Missing at Random (MAR): This is like students from a particular class missing school because they went on a field trip. The missingness has a systematic relationship with other observed data, but not the missing data itself.
Missing Not at Random (MNAR): This is like students who struggle academically being more likely to skip school. The missingness is related to the value of the missing data itself.
3.4 Strategies to handle missing data
There are many ways to deal with missing data, much like there are different ways to handle a student's absence (sending homework, rescheduling exams, etc.). The strategy we choose depends on the type of missingness and the specific dataset and task.
# 1. Dropping missing data
df_dropped = df.dropna()
# 2. Imputing with mean
df_mean_imputed = df.fillna(df.mean())
# 3. Forward fill
df_forward_fill = df.fillna(method='ffill')

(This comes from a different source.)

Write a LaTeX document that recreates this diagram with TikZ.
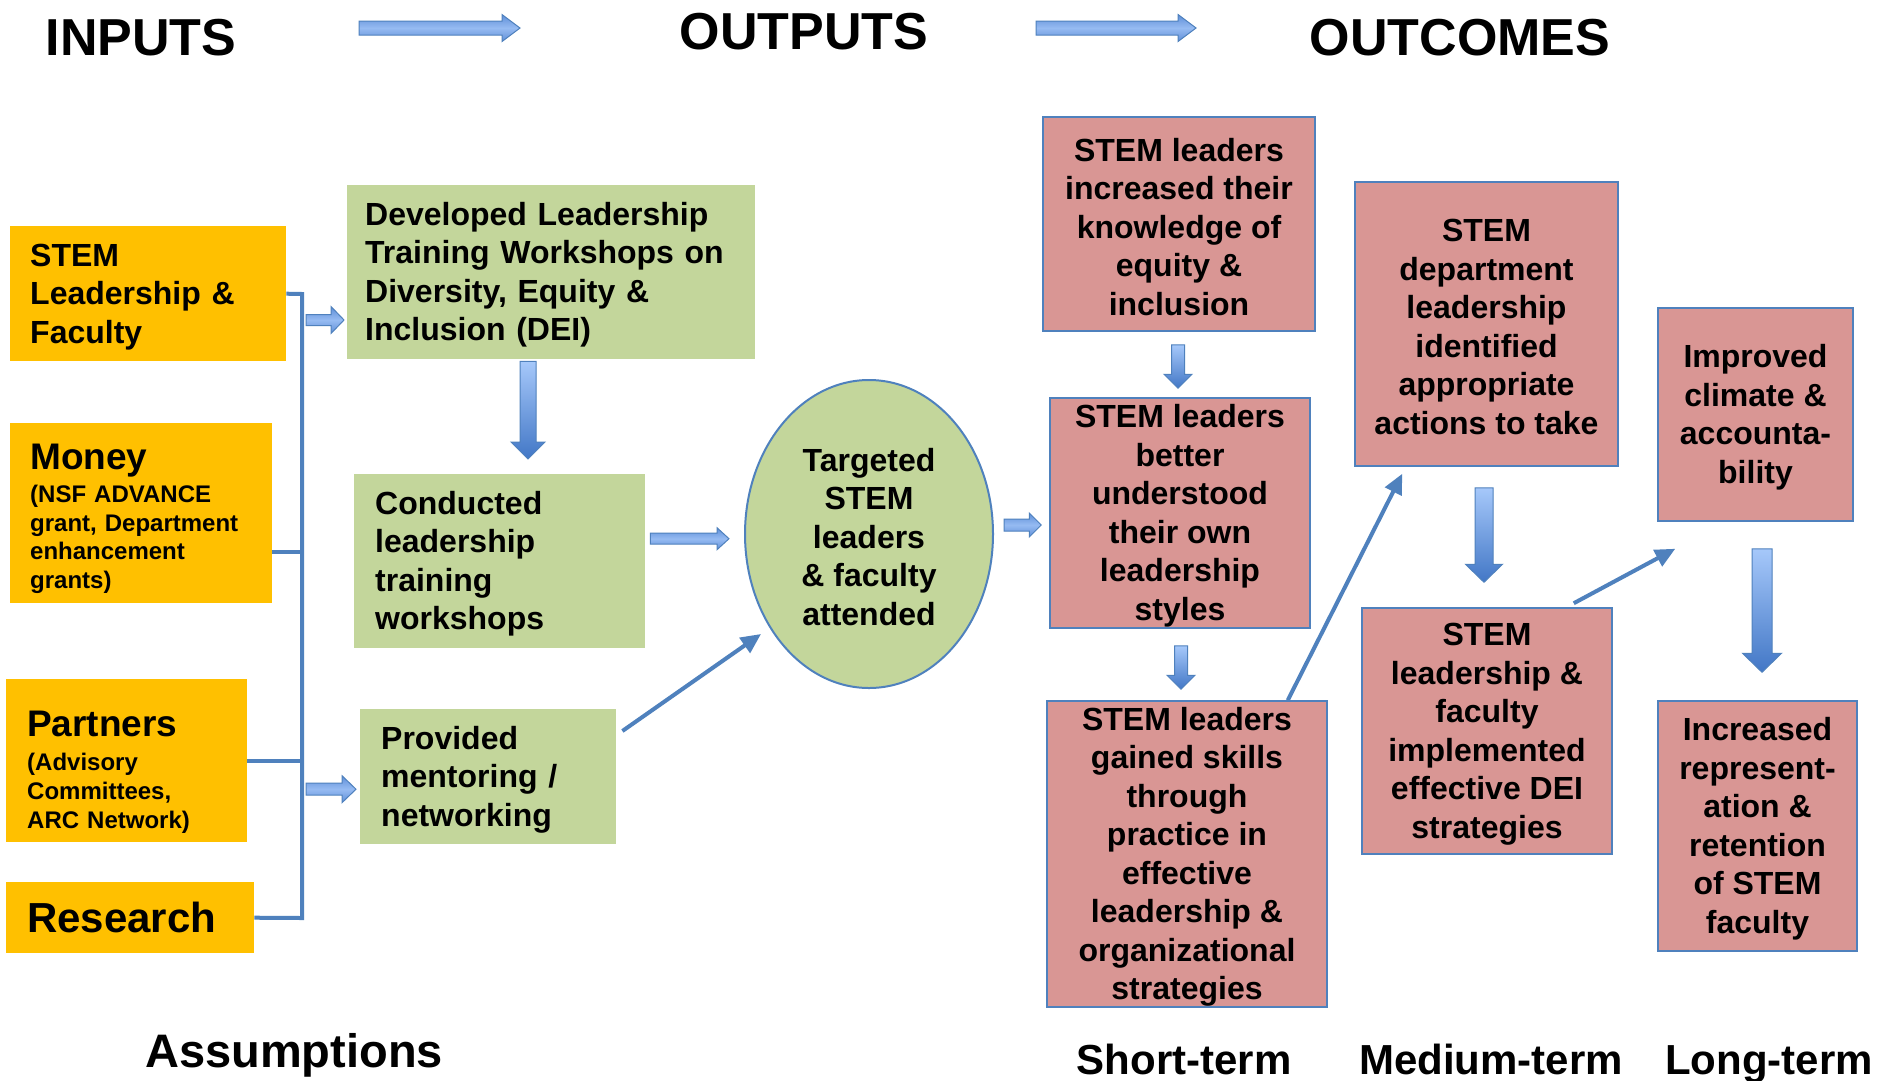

Each method has its pros and cons. Dropping the data is the simplest method, but you lose data. Imputing with the mean is also easy and doesn't lose data, but it can introduce bias. Forward filling propagates the last valid observation forward, which can work well with time-series data but may not be valid for other types of data.
By understanding and addressing these advanced data cleaning challenges, you're now better equipped to prepare your data for high-quality, accurate analyses.
Conclusion
Data cleaning is an essential step in the data science process. It might seem tedious, but consider this: building a model on dirty data is like constructing a house on a faulty foundation - sooner or later, it's going to cause problems. Taking the time to ensure your data is uniform, valid, and complete can save you from skewed or inaccurate results down the line. Through understanding and applying these advanced techniques, you can ensure your data is ready for whatever analysis you wish to conduct, providing a strong foundation for your data science endeavors.